Stephane Laveau (DxO) : “Colour shading : root causes and review of solutions”.
This presentation started with showing images of the effect in existing (high-end) mobile phone cameras. Where does colour shading come from ? Main causes can be found in :
- IR filter (IR cut is depending on the angle of incidence, thus spectrum varies with light angle),
- microlenses (creating optical crosstalk),
- colour filters,
- optical stack.
Factors that make colour shading more complicated to model and to correct :
- light sources, they come in various flavours,
- manufacturing tolerances resulting in different IR cut off wavelengths.
Correction methods :
- calibration per unit, but is very expensive,
- in the camera by means of white balance adjustment, but this has a limited application in the case of fluorescent or mixed lighting.
Adaptive correction : statistics will be obtained from a single image by looking for changes in hue. Examples of this adaptive correction were shown to illustrate the improvements of the method.
Yang Ni (New Imaging Technologies) : “MAGIC : Logarithmic Image Sensing using photodiode in solar cell mode”.
A classical method of doing wide dynamic range is the use of logarithmic pixels based on a transistor operating in weak inversion. This solution is giving quite a bit of FPN, is suffering from a low sensitivity and shows a large image lag. NIT has changed the concept of the logarithmic pixel : the photodiode is used in the solar cell mode, and the voltage across the PD is a logarithmic function of the current generated by light input. Advantages : physically exact dark reference (no light input means 0 V across the diode), on-chip FPN correction, high sensitivity, no image lag. The noise in this logarithmic mode pixel is equivalent to the noise of a 3T pixel, being the classical kTC noise (around 500 uV). This noise level is constant in the logarithmic mode. It does limit the dark performance of the sensor, but does not limit the dynamic range of the sensor.
A 768 x 576 is developed with 5.6 um pixel design, in 0.18 um CMOS process, fill factor is larger than 70 % (no micro-lenses), and the light detection threshold is smaller than 7 mlux @ 25 fps. Good colour rendition can be maintained over 120 dB variation in light input, no white balance is needed, neither any tone mapping is needed. Impressive videos were shown of the performance of the devices in a lab environment.
Sandro Tedde (Siemens) : ”Organic and hybrid photodiodes for active matrix imaging”.
Fabrication of the devices is based on a spray-coating technique on top of glass or even on metal foils or polymer foils. QE of 85 % @ 550 nm is reported. An attractive feature of this technology is the option to change the organic material and in this way the sensor can be optimized for a particular wavelength region.

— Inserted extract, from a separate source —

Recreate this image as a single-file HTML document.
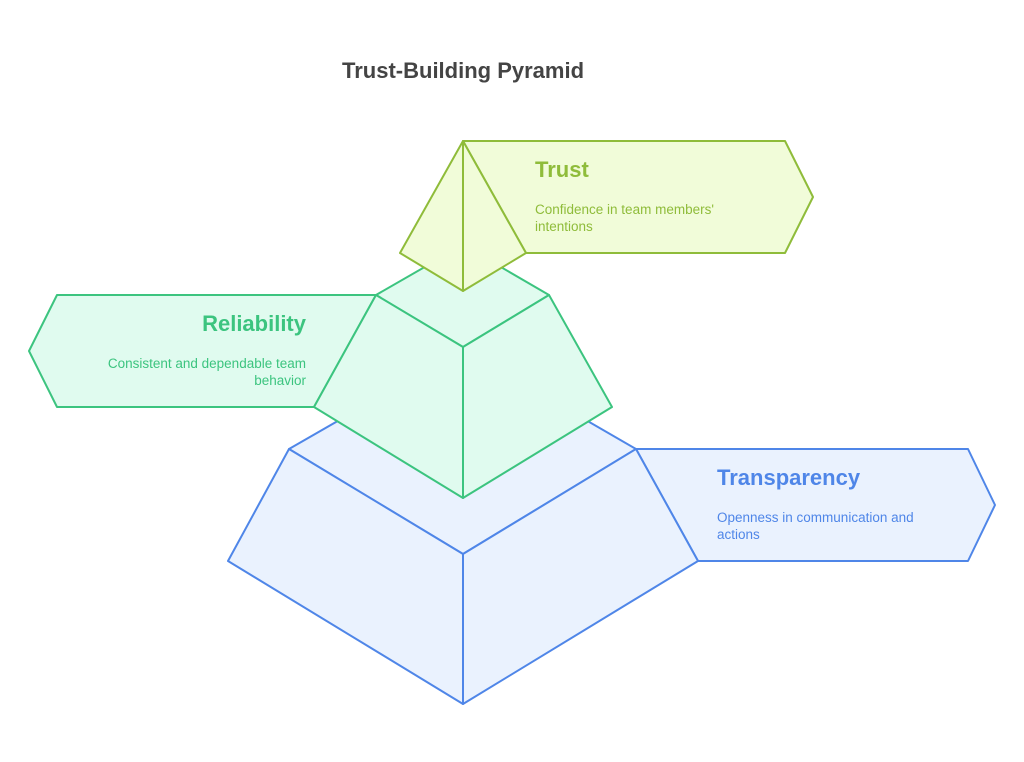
<!DOCTYPE html>
<html><head><meta charset="utf-8"><style>
html,body{margin:0;padding:0;background:#fff;}
svg{display:block;font-family:"Liberation Sans",sans-serif;}
</style></head><body>
<svg width="1024" height="762" viewBox="0 0 1024 762" xmlns="http://www.w3.org/2000/svg">
<text x="342" y="78" font-size="22" font-weight="bold" fill="#444">Trust-Building Pyramid</text>

<!-- Blue level -->
<g stroke="#4f86e8" stroke-width="2" fill="#eaf2fe" stroke-linejoin="round">
<polygon points="636,449 968,449 995,505 968,561 698,561"/>
<polygon points="289,449 463,349 636,449 463,554"/>
<polygon points="289,449 463,554 463,704 228,561"/>
<polygon points="636,449 463,554 463,704 698,561"/>
</g>
<g fill="#4f86e8">
<text x="717" y="485" font-size="22" font-weight="bold">Transparency</text>
<text x="717" y="522" font-size="13.5">Openness in communication and</text>
<text x="717" y="539" font-size="13.5">actions</text>
</g>

<!-- Green level -->
<g stroke="#3cc47f" stroke-width="2" fill="#e0fbef" stroke-linejoin="round">
<polygon points="376,295 57,295 29,351 57,407 314,407"/>
<polygon points="376,295 463,245 549,295 463,347"/>
<polygon points="376,295 463,347 463,498 314,407"/>
<polygon points="549,295 463,347 463,498 612,407"/>
</g>
<g fill="#3cc47f" text-anchor="end">
<text x="306" y="331" font-size="22" font-weight="bold">Reliability</text>
<text x="306" y="368" font-size="13.5">Consistent and dependable team</text>
<text x="306" y="385" font-size="13.5">behavior</text>
</g>

<!-- Trust level -->
<g stroke="#8fbc3a" stroke-width="2" fill="#f1fcd9" stroke-linejoin="round">
<polygon points="463,141 785,141 813,197 785,253 526,253"/>
<polygon points="463,141 400,253 463,291"/>
<polygon points="463,141 526,253 463,291"/>
</g>
<g fill="#8fbc3a">
<text x="535" y="177" font-size="22" font-weight="bold">Trust</text>
<text x="535" y="214" font-size="13.5">Confidence in team members'</text>
<text x="535" y="231" font-size="13.5">intentions</text>
</g>
</svg>
</body></html>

Applications for this technology :
- near-infrared imagers with polymers, by changing the bandgap of the light absorber (changing material) from 1.9 eV to 1.46 eV,
- flat panel X-ray imaging, a prototype of 256 x 256 pixels is shown including videos to demonstrate the capabilities of the image sensor,
- organic position-sensitive devices, based on a device with only 4 pixels each about 1 cm2,
- thin and optic free light barrier based on these organic photodiodes,
- low bandgap material by doping of PdS quantum dots, the diameter of the quantum dots can be used to optimize the sensitivity of the devices for a particular wavelength,
- integration of organic photodiodes on CMOS backplanes, a feasibility study on a 1.2 Mpixel with 4.8 um pixel size was performed. The first results were shown.
Renato Turchetta : “Large area CMOS image sensors for X-ray and charged particle detection”
The presentation started with an overview of some theory about detection of particles in silicon, and the difference between direct and indirect detection of incoming particles. Next Renato introduced their INMAPS process, being a CMOS process based on p-substrates with the nMOS transistors in a p-well and the pMOS transistors on an n-well. Underneath the n-well an extra deep p-well is introduced to protect the n-well of acting as an electron drain. An example of a sensor designed in this technology is a ToF Mass Spectrometer, 72 x 72 pixel array, 70 um x 70 um pixel size, time resolution < 100 ns, equivalent to more than 10 Mfps.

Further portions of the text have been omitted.